The resonant frequency of a circuit is `f`. If the capacitance is made `4` times the initial values, then the resonant frequecy will become

To solve the problem, we need to understand the relationship between capacitance and resonant frequency in an LC circuit.

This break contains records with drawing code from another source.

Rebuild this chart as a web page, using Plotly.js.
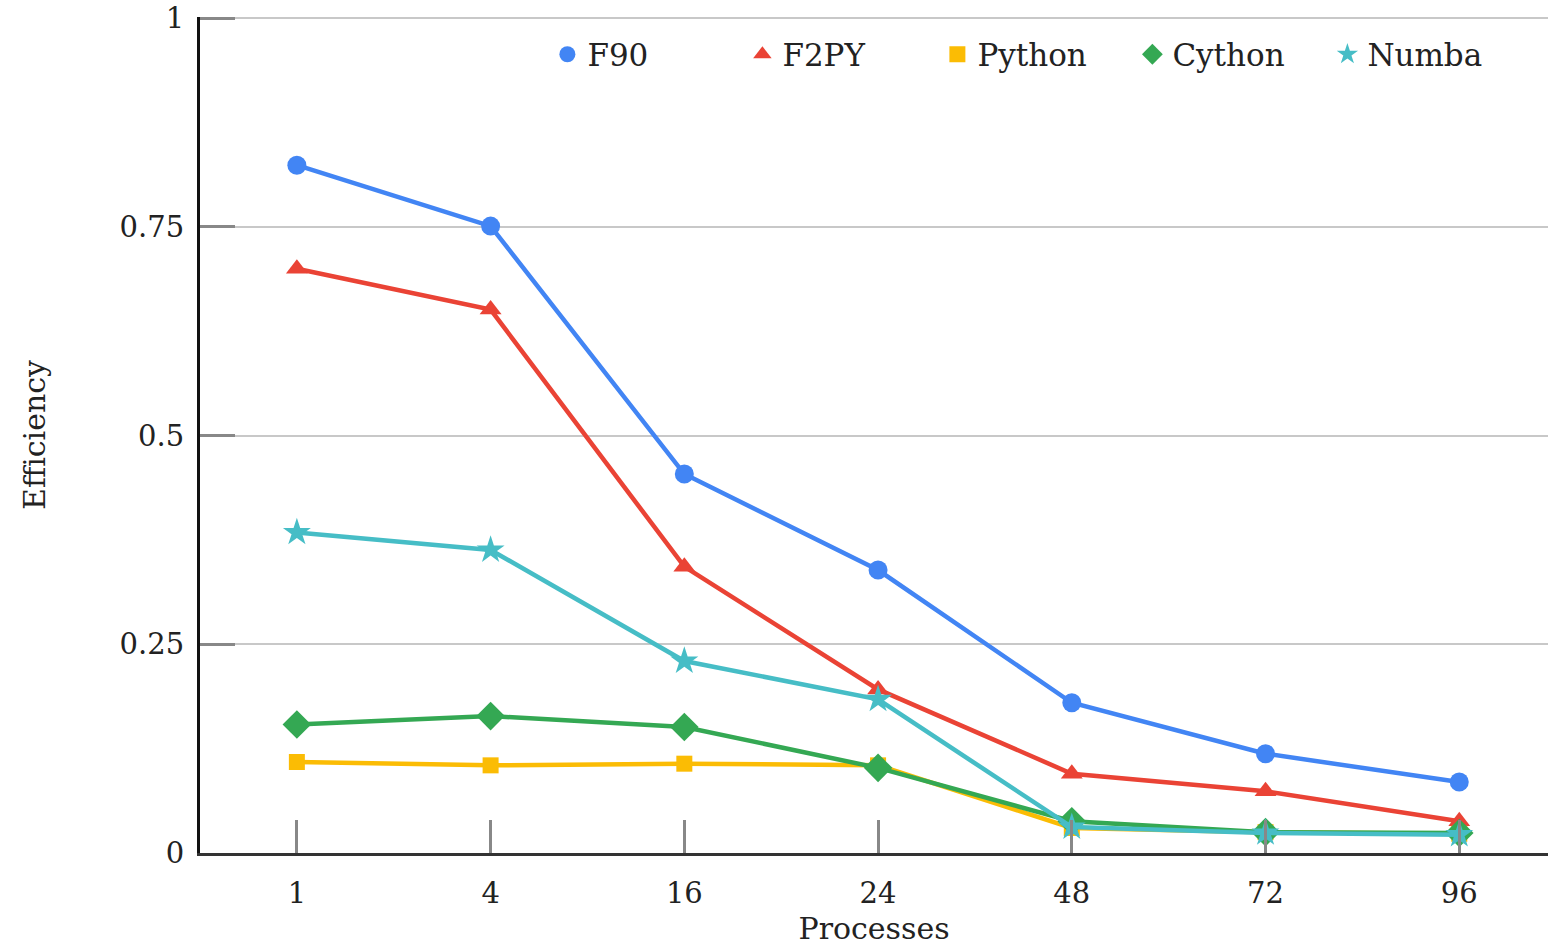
<!DOCTYPE html>
<html><head><meta charset="utf-8">
<script src="https://cdn.plot.ly/plotly-3.0.1.min.js"></script>
<style>html,body{margin:0;padding:0;background:#fff}#c{width:1548px;height:947px}</style>
</head><body><div id="c"></div>
<script>
const processes = ['1','4','16','24','48','72','96'];
const f90    = [0.824, 0.751, 0.454, 0.339, 0.180, 0.119, 0.085];
const f2py   = [0.700, 0.651, 0.343, 0.196, 0.095, 0.074, 0.038];
const python = [0.109, 0.105, 0.107, 0.105, 0.030, 0.025, 0.023];
const cython = [0.154, 0.164, 0.151, 0.102, 0.038, 0.025, 0.024];
const numba  = [0.384, 0.363, 0.230, 0.184, 0.031, 0.024, 0.022];
const yTicks = [0, 0.25, 0.5, 0.75, 1];
const yTickText = ['0', '0.25', '0.5', '0.75', '1'];

const FONT = 'Georgia, "DejaVu Serif", serif';
const series = [
  {name:'F90', y:f90, color:'#4285f4', symbol:'circle', size:19},
  {name:'F2PY', y:f2py, color:'#ea4335', symbol:'triangle-up', size:19},
  {name:'Python', y:python, color:'#fbbc04', symbol:'square', size:16},
  {name:'Cython', y:cython, color:'#34a853', symbol:'diamond', size:22},
  {name:'Numba', y:numba, color:'#46bdc6', symbol:'star', size:21}
];
const data = [];
series.forEach(s => {
  data.push({type:'scatter', mode:'lines+markers', name:s.name, x:processes, y:s.y, showlegend:false,
    line:{color:s.color, width:4.5}, marker:{color:s.color, symbol:s.symbol, size:s.size, line:{width:0}}});
});
// legend entries: marker only
series.forEach(s => {
  data.push({type:'scatter', mode:'markers', name:s.name, x:[null], y:[null], showlegend:true,
    marker:{color:s.color, symbol:s.symbol, size:30, line:{width:0}}});
});
const layout = {
  width:1548, height:947,
  margin:{l:200, r:0, t:17, b:94},
  paper_bgcolor:'#fff', plot_bgcolor:'#fff',
  font:{family:FONT, size:28, color:'#222'},
  showlegend:true,
  legend:{orientation:'h', x:0.981, xanchor:'right', y:0.955, yanchor:'middle',
    font:{family:FONT, size:31, color:'#222'}, bgcolor:'rgba(0,0,0,0)', traceorder:'normal',
    entrywidth:150, entrywidthmode:'pixels', itemsizing:'trace'},
  xaxis:{type:'category', range:[-0.5, 6.458], showgrid:false, showline:true, linecolor:'#333', linewidth:3,
    ticks:'inside', ticklen:33, tickwidth:3, tickcolor:'#888', ticklabelstandoff:12,
    tickfont:{family:FONT, size:29, color:'#222'},
    title:{text:'Processes', font:{family:FONT, size:30, color:'#222'}, standoff:10},
    zeroline:false, fixedrange:true},
  yaxis:{range:[0,1.0015], tickvals:yTicks, ticktext:yTickText, showgrid:true, gridcolor:'#c8c8c8', gridwidth:2,
    showline:true, linecolor:'#111', linewidth:3, zeroline:false,
    ticks:'inside', ticklen:35, tickwidth:3, tickcolor:'#888', ticklabelstandoff:7,
    tickfont:{family:FONT, size:29, color:'#222'},
    title:{text:'Efficiency', font:{family:FONT, size:30, color:'#222'}, standoff:66}},
};
Plotly.newPlot('c', data, layout, {displayModeBar:false, staticPlot:true});
</script></body></html>
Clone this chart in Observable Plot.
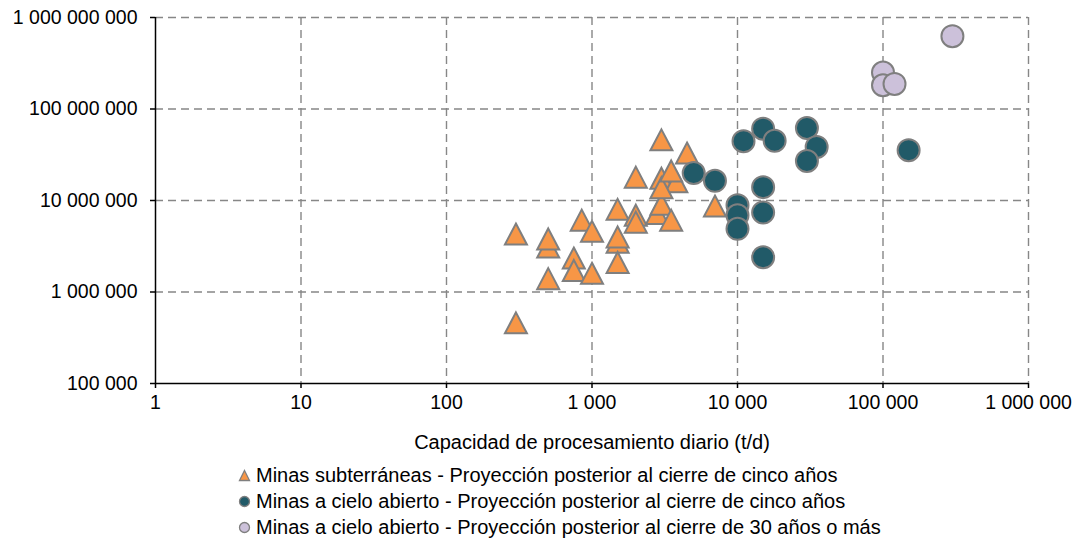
<!DOCTYPE html>
<html>
<head>
<meta charset="utf-8">
<script src="https://cdn.jsdelivr.net/npm/d3@7"></script>
<script src="https://cdn.jsdelivr.net/npm/@observablehq/plot@0.6"></script>
<style>
  html, body { margin: 0; padding: 0; background: #fff; }
  body { width: 1074px; font-family: "Liberation Sans", Arial, sans-serif; color: #000; }
  #legend { padding-top: 7px; padding-left: 238px; font-size: 20px; line-height: 26px; }
  #legend .row { display: flex; align-items: center; white-space: nowrap; }
  #legend svg { width: 13px; height: 13px; margin-right: 5px; flex: none; }
</style>
</head>
<body>
<div id="chart"></div>
<div id="legend"></div>
<script>
// Capacidad de procesamiento diario (t/d) y tonelaje proyectado
const subterraneasX = [300, 300, 500, 500, 500, 750, 750, 850, 1000, 1000, 1500, 1500, 1500, 1500,
  2000, 2000, 2000, 2800, 3000, 3000, 3800, 3000, 3000, 3500, 3500, 4500, 7000];
const subterraneasY = [4.3e6, 4.6e5, 3.1e6, 3.8e6, 1.4e6, 2.35e6, 1.72e6, 6.1e6, 4.6e6, 1.6e6, 8.0e6, 3.5e6, 4.0e6, 2.1e6,
  1.8e7, 6.9e6, 5.8e6, 7.2e6, 1.75e7, 9.1e6, 1.6e7, 1.38e7, 4.6e7, 2.1e7, 6.1e6, 3.3e7, 8.7e6];

const cincoX = [5000, 7000, 11000, 15000, 18000, 30000, 35000, 30000, 150000,
  15000, 10000, 10000, 10000, 15000, 15000];
const cincoY = [2.0e7, 1.64e7, 4.45e7, 6.1e7, 4.5e7, 6.2e7, 3.85e7, 2.7e7, 3.55e7,
  1.4e7, 8.9e6, 6.9e6, 4.9e6, 7.4e6, 2.4e6];

const treintaX = [300000, 100000, 100000, 120000];
const treintaY = [6.25e8, 2.5e8, 1.82e8, 1.88e8];

const xTicks = [1, 10, 100, 1000, 10000, 100000, 1000000];
const yTicks = [1e5, 1e6, 1e7, 1e8, 1e9];

const series = [
  {key: "sub", label: "Minas subterráneas - Proyección posterior al cierre de cinco años", fill: "#f79646", symbol: "triangle"},
  {key: "cinco", label: "Minas a cielo abierto - Proyección posterior al cierre de cinco años", fill: "#215a68", symbol: "circle"},
  {key: "treinta", label: "Minas a cielo abierto - Proyección posterior al cierre de 30 años o más", fill: "#ccc1da", symbol: "circle"}
];

const toRows = (xs, ys) => xs.map((x, i) => ({x, y: ys[i]}));
const subRows = toRows(subterraneasX, subterraneasY);
const cincoRows = toRows(cincoX, cincoY);
const treintaRows = toRows(treintaX, treintaY);

const spaced = d3.formatLocale({decimal: ",", thousands: " ", grouping: [3], currency: ["", ""]}).format(",");

// Triangle centred on its bounding box, like a spreadsheet marker
const triangleMarker = {
  draw(context, size) {
    const s = Math.sqrt(size / Math.PI) / 11;
    context.moveTo(0, -10.5 * s);
    context.lineTo(11 * s, 10.5 * s);
    context.lineTo(-11 * s, 10.5 * s);
    context.closePath();
  }
};

const gridStyle = {stroke: "#878787", strokeOpacity: 1, strokeWidth: 1.4, strokeDasharray: "8,5"};

const chart = Plot.plot({
  width: 1074,
  height: 455,
  marginLeft: 155,
  marginRight: 46,
  marginTop: 17,
  marginBottom: 72,
  style: {fontFamily: "Liberation Sans, Arial, sans-serif", fontSize: "19.5px", color: "#000", background: "#fff"},
  x: {type: "log", domain: [1, 1e6]},
  y: {type: "log", domain: [1e5, 1e9]},
  marks: [
    Plot.gridX(xTicks.slice(1), gridStyle),
    Plot.gridY(yTicks.slice(1), gridStyle),
    Plot.ruleX([1], {stroke: "#000", strokeWidth: 1.5}),
    Plot.ruleY([1e5], {stroke: "#000", strokeWidth: 1.5}),
    Plot.axisX(xTicks, {tickFormat: spaced, tickSize: 5, tickPadding: 7, stroke: "#000", strokeWidth: 1.5, fill: "#000", label: null}),
    Plot.axisY(yTicks, {tickFormat: spaced, tickSize: 5, tickPadding: 13, stroke: "#000", strokeWidth: 1.5, fill: "#000", label: null}),
    Plot.text(["Capacidad de procesamiento diario (t/d)"], {frameAnchor: "bottom", dy: 59, lineAnchor: "middle", fill: "#000", fontSize: 20}),
    Plot.dot(subRows, {x: "x", y: "y", symbol: triangleMarker, r: 11, fill: series[0].fill, fillOpacity: 1, stroke: "#7f7f7f", strokeWidth: 2, strokeLinejoin: "miter"}),
    Plot.dot(cincoRows, {x: "x", y: "y", r: 11, fill: series[1].fill, fillOpacity: 1, stroke: "#7f7f7f", strokeWidth: 2}),
    Plot.dot(treintaRows, {x: "x", y: "y", r: 11, fill: series[2].fill, fillOpacity: 1, stroke: "#7f7f7f", strokeWidth: 2})
  ]
});
document.getElementById("chart").appendChild(chart);

// Legend below the chart
const legend = d3.select("#legend");
for (const s of series) {
  const row = legend.append("div").attr("class", "row");
  const icon = row.append("svg").attr("viewBox", "0 0 13 13");
  if (s.symbol === "triangle") {
    icon.append("path").attr("d", "M6.5,1.5L11.5,11.5L1.5,11.5Z")
      .attr("fill", s.fill).attr("stroke", "#7f7f7f").attr("stroke-width", 1.3);
  } else {
    icon.append("circle").attr("cx", 6.5).attr("cy", 6.5).attr("r", 5)
      .attr("fill", s.fill).attr("stroke", "#7f7f7f").attr("stroke-width", 1.3);
  }
  row.append("span").text(s.label);
}
</script>
</body>
</html>
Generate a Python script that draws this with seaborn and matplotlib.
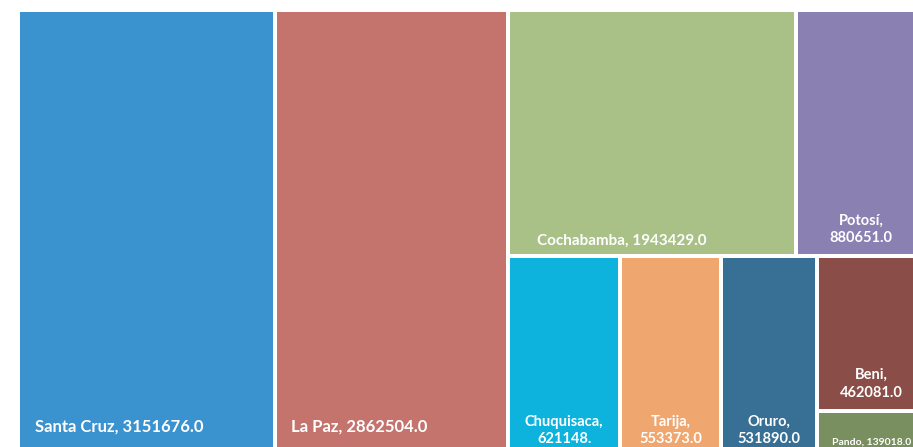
import matplotlib.pyplot as plt
import seaborn as sns
from matplotlib.patches import Rectangle

# departments of Bolivia, population
departments = ["Santa Cruz", "La Paz", "Cochabamba", "Potosí", "Chuquisaca",
               "Tarija", "Oruro", "Beni", "Pando"]
population = [3151676.0, 2862504.0, 1943429.0, 880651.0, 621148.0,
              553373.0, 531890.0, 462081.0, 139018.0]
value_labels = ["3151676.0", "2862504.0", "1943429.0", "880651.0", "621148.",
                "553373.0", "531890.0", "462081.0", "139018.0"]
colors = ["#3a92cf", "#c5746d", "#a9c187", "#8b80b2", "#0eb3dd",
          "#f0a76f", "#376f95", "#8a4d48", "#7a8f5f"]

# strip structure of the squarified layout: (items in strip, orientation)
STRIPS = [(1, "col"), (1, "col"), (2, "row"), (1, "col"), (1, "col"),
          (1, "col"), (2, "col")]
GAP = 4


def strip_layout(values, x0, y0, x1, y1):
    rects = []
    remaining = sum(values)
    i = 0
    for count, orient in STRIPS:
        chunk = values[i:i + count]
        s = sum(chunk)
        if orient == "col":
            # full-height column, children stacked vertically
            w = (x1 - x0) * s / remaining
            yy = y0
            for v in chunk:
                ch = (y1 - y0) * v / s
                rects.append((x0, yy, x0 + w, yy + ch))
                yy += ch
            x0 += w
        else:
            # full-width row, children side by side
            h = (y1 - y0) * s / remaining
            xx = x0
            for v in chunk:
                cw = (x1 - x0) * v / s
                rects.append((xx, y0, xx + cw, y0 + h))
                xx += cw
            y0 += h
        remaining -= s
        i += count
    return rects


sns.set_style("white")
plt.rcParams["font.family"] = ["Lato", "DejaVu Sans"]

fig = plt.figure(figsize=(9.13, 4.47), dpi=100)
ax = fig.add_axes([0, 0, 1, 1])
ax.set_xlim(0, 913)
ax.set_ylim(447, 0)
ax.axis("off")

rects = strip_layout(population, 18, 10, 926, 457)

for k, (x0, y0, x1, y1) in enumerate(rects):
    w = x1 - x0
    h = y1 - y0
    ax.add_patch(Rectangle((x0 + GAP / 2, y0 + GAP / 2), w - GAP, h - GAP,
                           facecolor=colors[k], edgecolor="none"))
    name = departments[k]
    if h < 60:
        ax.text((x0 + x1) / 2, y1 - 15, f"{name}, {value_labels[k]}",
                color="white", fontsize=7.5, fontweight="bold",
                ha="center", va="center")
    elif w > 200:
        big = h > 300
        offset = 0.06 * w if big else 0.095 * w
        ax.text(x0 + 2 + offset, y1 - (0.075 * h - 3),
                f"{name}, {value_labels[k]}", color="white",
                fontsize=12 if big else 11, fontweight="bold",
                ha="left", va="center")
    else:
        ax.text((x0 + x1) / 2, y1 - 11, f"{name},\n{value_labels[k]}",
                color="white", fontsize=10.5, fontweight="bold",
                ha="center", va="bottom", linespacing=1.3)

fig.savefig("out.png", dpi=100)
plt.close(fig)
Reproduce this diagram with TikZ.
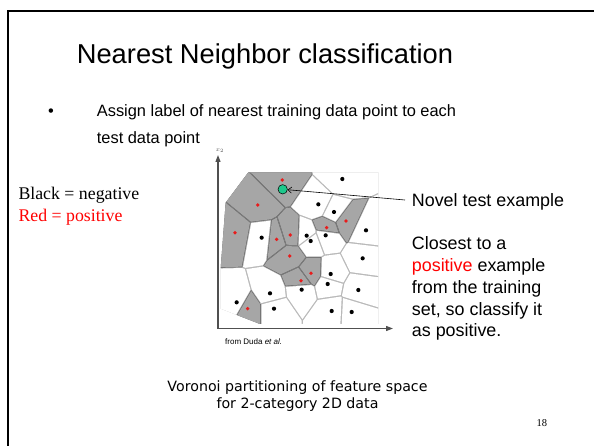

The resonant frequency \( f \) is given by the formula: \[ f = \frac{1}{2\pi\sqrt{LC}} \] where: - \( L \) is the inductance, - \( C \) is the capacitance. ### Step-by-Step Solution: 1. **Identify the Initial Resonant Frequency**: The initial resonant frequency is given as \( f \). 2. **Understand the Effect of Changing Capacitance**: We are told that the capacitance \( C \) is increased to \( 4C \) (i.e., it becomes 4 times its initial value). 3. **Substitute the New Capacitance into the Resonant Frequency Formula**: The new resonant frequency \( f' \) can be expressed as: \[ f' = \frac{1}{2\pi\sqrt{L \cdot 4C}} = \frac{1}{2\pi\sqrt{4LC}} = \frac{1}{2\pi \cdot 2\sqrt{LC}} = \frac{1}{2} \cdot \frac{1}{2\pi\sqrt{LC}} \] 4. **Relate the New Frequency to the Initial Frequency**: Since \( \frac{1}{2\pi\sqrt{LC}} = f \), we can substitute this into our equation: \[ f' = \frac{1}{2} f \] 5. **Conclusion**: Therefore, when the capacitance is increased to 4 times its original value, the new resonant frequency \( f' \) becomes: \[ f' = \frac{f}{2} \] ### Final Answer: The new resonant frequency will be \( \frac{f}{2} \).